JG also has a passion for the Theatre and its history; after lunch he took us for a whistle tour of some of Colchester's theatres. One has been converted into a spectacular pub by Wetherspoon (who are the biggest theatres owners in the country, despite not putting on any shows) while the other is apparently currently a club. We also saw the high street, the lanes with their market stalls, the Town Hall, some lovely old houses (lots of which are painted either pink, blue or yellow, for some regional idiosyncrasy I am not fully au fait with) and, of course, the 12th century castle.

Soon, it was time, for JG to leave us to go and see his show and after a little more exploring, we got back in the car and drove back to our beloved London; Slightly quite impatient to play with his new toy.
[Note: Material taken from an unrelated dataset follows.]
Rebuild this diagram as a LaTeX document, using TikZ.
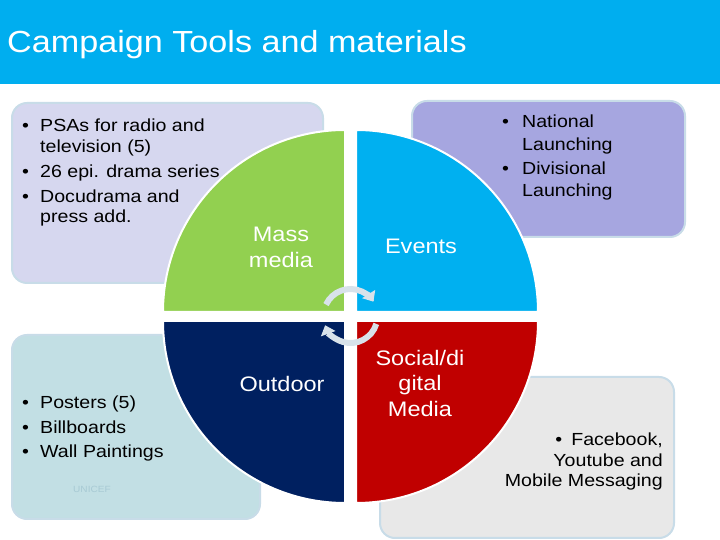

As we were almost at Slightly's place, I spotted Graham Norton. He was, with his dog (which I had already seen, with it's hunky walker at the Royal Albert Hall, in June) in the back seat, in deepest Deptford (he lives there apparently), in his black Lexus coupé (no idea which one), stopped on the side of the road talking in his phone. The possibly fitting conclusion to a fairly gay day in England.

More pictures of my visit here.

This post also appeared in a slightly edited version in the spring issue of The Journal, the newsletter of the Colchester Gay Switchboard. The cover of the same edition featured a picture taken by myself at the LSE when representatives of the Switchboard presented the Hall Carpenter archives with a set of copies of The Journal.